Lebanese haute couture and bridal designer Abed Mahfouz has become one of the most high-profile creatives to relocate his base from Beirut to the Gulf, moving his atelier to Dubai after Lebanon’s overlapping crises made it almost impossible to run a luxury house from home.
In October 2020, Mahfouz broke the news in a public Facebook post, which was later picked up by local media. He explained that he would be transferring his Beirut studio to Dubai, pointing directly to Lebanon’s economic, financial, and political freefall. In that post, he described the country as a “graveyard of dreams,” where people’s lives had been taken hostage by those tampering with their future. The move, he wrote, was not a choice made lightly, but a response to an “ongoing situation” that left him with little room to breathe – and with a wish to one day come back to a reborn Lebanon.

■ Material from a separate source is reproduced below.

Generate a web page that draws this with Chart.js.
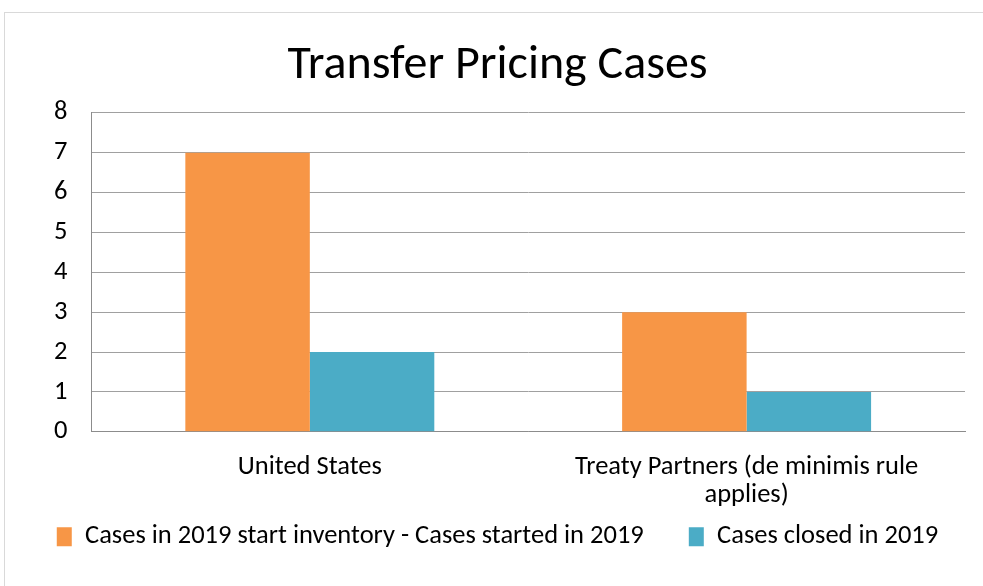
<!DOCTYPE html>
<html>
<head>
<meta charset="utf-8">
<script src="https://cdn.jsdelivr.net/npm/chart.js@4"></script>
<style>
  html, body { margin: 0; padding: 0; background: #fff; }
  #frame { position: absolute; left: 4px; top: 12px; width: 990px; height: 590px; border: 1px solid #d9d9d9; box-sizing: border-box; }
  #wrap { position: absolute; left: 0; top: 0; width: 983px; height: 586px; }
</style>
</head>
<body>
<div id="frame"></div>
<div id="wrap"><canvas id="chart" width="983" height="586"></canvas></div>
<script>
const categorias = [['United States'], ['Treaty Partners (de minimis rule', 'applies)']];
const inventario = [7, 3];
const cerrados = [2, 1];
const ticksY = [0, 1, 2, 3, 4, 5, 6, 7, 8];

const fuente = 'Carlito, Calibri, "Open Sans", sans-serif';

new Chart(document.getElementById('chart'), {
    type: 'bar',
    data: {
        labels: categorias,
        datasets: [{
            label: 'Cases in 2019 start inventory - Cases started in 2019',
            data: inventario,
            backgroundColor: '#F79646',
            categoryPercentage: 0.57,
            barPercentage: 1
        }, {
            label: 'Cases closed in 2019',
            data: cerrados,
            backgroundColor: '#4BACC6',
            categoryPercentage: 0.57,
            barPercentage: 1
        }]
    },
    options: {
        responsive: false,
        animation: false,
        layout: { padding: { left: 30, right: 18, top: 40, bottom: 36 } },
        plugins: {
            title: {
                display: true,
                text: 'Transfer Pricing Cases',
                color: '#000',
                font: { family: fuente, size: 48, weight: 'normal', lineHeight: 1.1 },
                padding: { top: 0, bottom: 20 }
            },
            legend: {
                position: 'bottom',
                maxHeight: 26.5,
                labels: {
                    color: '#000',
                    font: { family: fuente, size: 26.5 },
                    boxWidth: 15,
                    boxHeight: 19,
                    padding: 0,
                    // espacio extra entre las dos entradas de la leyenda
                    generateLabels: (chart) => Chart.defaults.plugins.legend.labels.generateLabels(chart)
                        .map((item, i) => i === 0 ? { ...item, text: item.text + '\u2003\u2002\u2009' } : item)
                }
            },
            tooltip: { enabled: false }
        },
        scales: {
            x: {
                grid: { display: false },
                border: { color: '#8c8c8c', width: 1 },
                ticks: { color: '#000', font: { family: fuente, size: 26.5, lineHeight: 1.05 }, padding: 14, maxRotation: 0 }
            },
            y: {
                min: 0,
                max: 8,
                afterBuildTicks: (eje) => { eje.ticks = ticksY.map(v => ({ value: v })); },
                grid: { color: '#a0a0a0', lineWidth: 1, drawTicks: false },
                border: { color: '#8c8c8c', width: 1 },
                ticks: { color: '#000', font: { family: fuente, size: 26.5 }, padding: 24 }
            }
        }
    }
});
</script>
</body>
</html>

Even as he packed up his main operations, Mahfouz made one thing clear: Beirut is not erased from the label. He insisted that a small presence would remain in the city that raised him, trained his hand, and witnessed his rise over several decades. That gesture – maintaining a foothold in Beirut while rebuilding in Dubai – captures the story of a designer, and a generation, caught between survival and attachment. It’s not just a move on the map; it’s a love letter on hold, waiting for the day it can be delivered back home.